(Exercise goal): Can you copy out the data exactly? Leave the images out.

(Dataset excerpt):

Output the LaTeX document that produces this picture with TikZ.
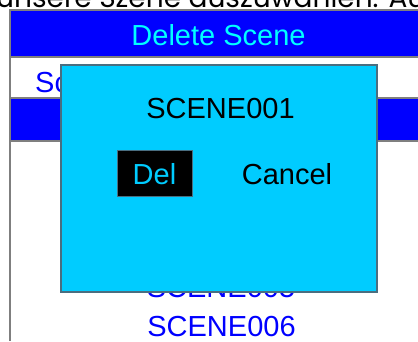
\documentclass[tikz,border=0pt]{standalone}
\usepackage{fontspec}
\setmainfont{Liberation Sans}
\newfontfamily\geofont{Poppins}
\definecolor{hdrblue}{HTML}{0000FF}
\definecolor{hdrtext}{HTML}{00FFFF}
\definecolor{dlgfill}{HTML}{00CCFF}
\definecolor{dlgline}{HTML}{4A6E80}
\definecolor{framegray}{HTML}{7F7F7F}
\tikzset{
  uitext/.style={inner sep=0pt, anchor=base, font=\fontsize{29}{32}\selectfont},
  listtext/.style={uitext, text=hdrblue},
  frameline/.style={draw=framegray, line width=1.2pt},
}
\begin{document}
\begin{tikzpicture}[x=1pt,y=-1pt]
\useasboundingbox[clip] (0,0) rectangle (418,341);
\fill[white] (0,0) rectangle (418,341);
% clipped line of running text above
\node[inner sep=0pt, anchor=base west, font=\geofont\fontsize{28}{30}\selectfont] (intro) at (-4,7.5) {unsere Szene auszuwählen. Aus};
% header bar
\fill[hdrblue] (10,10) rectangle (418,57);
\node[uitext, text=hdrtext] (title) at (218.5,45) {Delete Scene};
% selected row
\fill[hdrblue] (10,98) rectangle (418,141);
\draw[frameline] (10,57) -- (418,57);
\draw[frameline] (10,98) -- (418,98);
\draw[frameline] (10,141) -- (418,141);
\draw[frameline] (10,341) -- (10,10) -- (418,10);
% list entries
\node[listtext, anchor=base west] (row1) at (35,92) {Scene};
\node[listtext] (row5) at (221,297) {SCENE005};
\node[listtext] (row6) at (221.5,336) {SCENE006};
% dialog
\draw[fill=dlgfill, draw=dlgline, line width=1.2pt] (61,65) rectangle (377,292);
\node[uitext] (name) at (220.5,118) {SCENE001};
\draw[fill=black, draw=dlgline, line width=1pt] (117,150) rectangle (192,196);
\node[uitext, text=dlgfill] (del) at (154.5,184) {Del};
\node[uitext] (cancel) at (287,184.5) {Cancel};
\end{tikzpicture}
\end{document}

(Correct output):
Output the LaTeX document that produces this picture with TikZ.
\documentclass[tikz,border=0pt]{standalone}
\usepackage{fontspec}
\setmainfont{Liberation Sans}
\newfontfamily\geofont{Poppins}
\definecolor{hdrblue}{HTML}{0000FF}
\definecolor{hdrtext}{HTML}{00FFFF}
\definecolor{dlgfill}{HTML}{00CCFF}
\definecolor{dlgline}{HTML}{4A6E80}
\definecolor{framegray}{HTML}{7F7F7F}
\tikzset{
  uitext/.style={inner sep=0pt, anchor=base, font=\fontsize{29}{32}\selectfont},
  listtext/.style={uitext, text=hdrblue},
  frameline/.style={draw=framegray, line width=1.2pt},
}
\begin{document}
\begin{tikzpicture}[x=1pt,y=-1pt]
\useasboundingbox[clip] (0,0) rectangle (418,341);
\fill[white] (0,0) rectangle (418,341);
% clipped line of running text above
\node[inner sep=0pt, anchor=base west, font=\geofont\fontsize{28}{30}\selectfont] (intro) at (-4,7.5) {unsere Szene auszuwählen. Aus};
% header bar
\fill[hdrblue] (10,10) rectangle (418,57);
\node[uitext, text=hdrtext] (title) at (218.5,45) {Delete Scene};
% selected row
\fill[hdrblue] (10,98) rectangle (418,141);
\draw[frameline] (10,57) -- (418,57);
\draw[frameline] (10,98) -- (418,98);
\draw[frameline] (10,141) -- (418,141);
\draw[frameline] (10,341) -- (10,10) -- (418,10);
% list entries
\node[listtext, anchor=base west] (row1) at (35,92) {Scene};
\node[listtext] (row5) at (221,297) {SCENE005};
\node[listtext] (row6) at (221.5,336) {SCENE006};
% dialog
\draw[fill=dlgfill, draw=dlgline, line width=1.2pt] (61,65) rectangle (377,292);
\node[uitext] (name) at (220.5,118) {SCENE001};
\draw[fill=black, draw=dlgline, line width=1pt] (117,150) rectangle (192,196);
\node[uitext, text=dlgfill] (del) at (154.5,184) {Del};
\node[uitext] (cancel) at (287,184.5) {Cancel};
\end{tikzpicture}
\end{document}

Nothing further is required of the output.